[Start Records for the task]

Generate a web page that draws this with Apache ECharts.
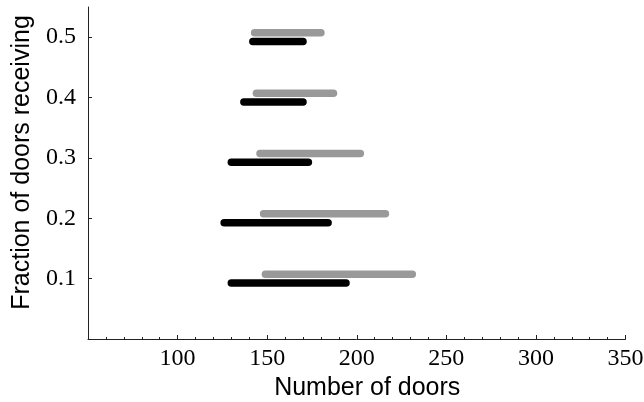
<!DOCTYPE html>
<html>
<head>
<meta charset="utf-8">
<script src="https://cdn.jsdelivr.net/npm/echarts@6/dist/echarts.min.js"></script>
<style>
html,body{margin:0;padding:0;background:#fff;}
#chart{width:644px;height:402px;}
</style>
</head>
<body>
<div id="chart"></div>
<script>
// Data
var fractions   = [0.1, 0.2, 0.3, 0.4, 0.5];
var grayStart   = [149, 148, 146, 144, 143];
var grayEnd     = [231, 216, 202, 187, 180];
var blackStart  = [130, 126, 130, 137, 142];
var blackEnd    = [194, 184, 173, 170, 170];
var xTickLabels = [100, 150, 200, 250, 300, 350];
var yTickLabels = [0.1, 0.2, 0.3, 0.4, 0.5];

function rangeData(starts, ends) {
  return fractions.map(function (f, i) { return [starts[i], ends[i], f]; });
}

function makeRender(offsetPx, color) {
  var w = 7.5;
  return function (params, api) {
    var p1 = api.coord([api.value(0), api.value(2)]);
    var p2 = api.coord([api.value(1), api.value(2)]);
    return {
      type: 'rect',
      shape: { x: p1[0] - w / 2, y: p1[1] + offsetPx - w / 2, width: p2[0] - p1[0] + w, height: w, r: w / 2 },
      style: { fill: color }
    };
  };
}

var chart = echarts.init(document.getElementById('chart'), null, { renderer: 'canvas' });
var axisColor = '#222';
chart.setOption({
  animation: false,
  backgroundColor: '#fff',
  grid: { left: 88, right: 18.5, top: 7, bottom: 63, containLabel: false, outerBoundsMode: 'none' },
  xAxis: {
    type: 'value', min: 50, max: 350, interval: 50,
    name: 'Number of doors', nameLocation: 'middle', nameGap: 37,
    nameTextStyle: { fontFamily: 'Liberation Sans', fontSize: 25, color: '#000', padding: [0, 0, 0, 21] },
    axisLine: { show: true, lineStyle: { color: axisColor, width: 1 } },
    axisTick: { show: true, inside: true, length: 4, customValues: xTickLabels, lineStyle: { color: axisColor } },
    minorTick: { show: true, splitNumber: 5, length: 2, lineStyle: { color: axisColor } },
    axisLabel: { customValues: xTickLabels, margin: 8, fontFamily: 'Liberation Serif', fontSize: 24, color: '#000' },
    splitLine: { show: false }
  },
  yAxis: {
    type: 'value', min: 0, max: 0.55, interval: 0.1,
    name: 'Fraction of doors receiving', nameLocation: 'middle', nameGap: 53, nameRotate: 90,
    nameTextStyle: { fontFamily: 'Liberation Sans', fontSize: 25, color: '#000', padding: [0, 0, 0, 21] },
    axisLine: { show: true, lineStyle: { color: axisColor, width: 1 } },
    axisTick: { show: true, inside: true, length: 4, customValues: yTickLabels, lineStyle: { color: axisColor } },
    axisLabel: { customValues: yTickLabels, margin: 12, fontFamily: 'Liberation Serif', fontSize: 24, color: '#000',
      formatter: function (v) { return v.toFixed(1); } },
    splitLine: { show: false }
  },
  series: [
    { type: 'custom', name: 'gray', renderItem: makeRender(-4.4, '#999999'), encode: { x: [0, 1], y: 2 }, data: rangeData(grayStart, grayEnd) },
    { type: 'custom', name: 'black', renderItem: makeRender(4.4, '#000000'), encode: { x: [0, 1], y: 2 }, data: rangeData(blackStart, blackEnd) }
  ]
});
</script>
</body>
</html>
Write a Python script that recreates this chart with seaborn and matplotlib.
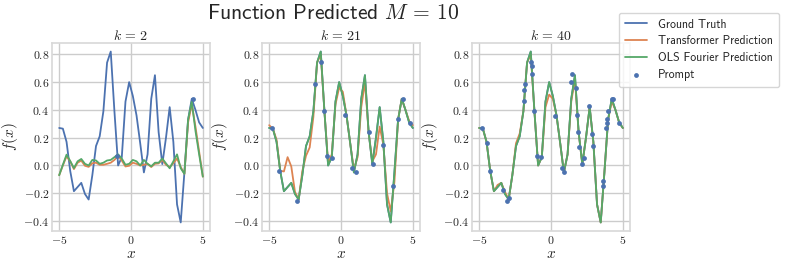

[End Records for the task]

** Requirement **
Reproduce all the records verbatim, excluding images.

** Exercise output **
Generate a web page that draws this with Apache ECharts.
<!DOCTYPE html>
<html>
<head>
<meta charset="utf-8">
<script src="https://cdn.jsdelivr.net/npm/echarts@6/dist/echarts.min.js"></script>
<style>
html,body{margin:0;padding:0;background:#fff;}
#chart{width:644px;height:402px;}
</style>
</head>
<body>
<div id="chart"></div>
<script>
// Data
var fractions   = [0.1, 0.2, 0.3, 0.4, 0.5];
var grayStart   = [149, 148, 146, 144, 143];
var grayEnd     = [231, 216, 202, 187, 180];
var blackStart  = [130, 126, 130, 137, 142];
var blackEnd    = [194, 184, 173, 170, 170];
var xTickLabels = [100, 150, 200, 250, 300, 350];
var yTickLabels = [0.1, 0.2, 0.3, 0.4, 0.5];

function rangeData(starts, ends) {
  return fractions.map(function (f, i) { return [starts[i], ends[i], f]; });
}

function makeRender(offsetPx, color) {
  var w = 7.5;
  return function (params, api) {
    var p1 = api.coord([api.value(0), api.value(2)]);
    var p2 = api.coord([api.value(1), api.value(2)]);
    return {
      type: 'rect',
      shape: { x: p1[0] - w / 2, y: p1[1] + offsetPx - w / 2, width: p2[0] - p1[0] + w, height: w, r: w / 2 },
      style: { fill: color }
    };
  };
}

var chart = echarts.init(document.getElementById('chart'), null, { renderer: 'canvas' });
var axisColor = '#222';
chart.setOption({
  animation: false,
  backgroundColor: '#fff',
  grid: { left: 88, right: 18.5, top: 7, bottom: 63, containLabel: false, outerBoundsMode: 'none' },
  xAxis: {
    type: 'value', min: 50, max: 350, interval: 50,
    name: 'Number of doors', nameLocation: 'middle', nameGap: 37,
    nameTextStyle: { fontFamily: 'Liberation Sans', fontSize: 25, color: '#000', padding: [0, 0, 0, 21] },
    axisLine: { show: true, lineStyle: { color: axisColor, width: 1 } },
    axisTick: { show: true, inside: true, length: 4, customValues: xTickLabels, lineStyle: { color: axisColor } },
    minorTick: { show: true, splitNumber: 5, length: 2, lineStyle: { color: axisColor } },
    axisLabel: { customValues: xTickLabels, margin: 8, fontFamily: 'Liberation Serif', fontSize: 24, color: '#000' },
    splitLine: { show: false }
  },
  yAxis: {
    type: 'value', min: 0, max: 0.55, interval: 0.1,
    name: 'Fraction of doors receiving', nameLocation: 'middle', nameGap: 53, nameRotate: 90,
    nameTextStyle: { fontFamily: 'Liberation Sans', fontSize: 25, color: '#000', padding: [0, 0, 0, 21] },
    axisLine: { show: true, lineStyle: { color: axisColor, width: 1 } },
    axisTick: { show: true, inside: true, length: 4, customValues: yTickLabels, lineStyle: { color: axisColor } },
    axisLabel: { customValues: yTickLabels, margin: 12, fontFamily: 'Liberation Serif', fontSize: 24, color: '#000',
      formatter: function (v) { return v.toFixed(1); } },
    splitLine: { show: false }
  },
  series: [
    { type: 'custom', name: 'gray', renderItem: makeRender(-4.4, '#999999'), encode: { x: [0, 1], y: 2 }, data: rangeData(grayStart, grayEnd) },
    { type: 'custom', name: 'black', renderItem: makeRender(4.4, '#000000'), encode: { x: [0, 1], y: 2 }, data: rangeData(blackStart, blackEnd) }
  ]
});
</script>
</body>
</html>
Write a Python script that recreates this chart with seaborn and matplotlib.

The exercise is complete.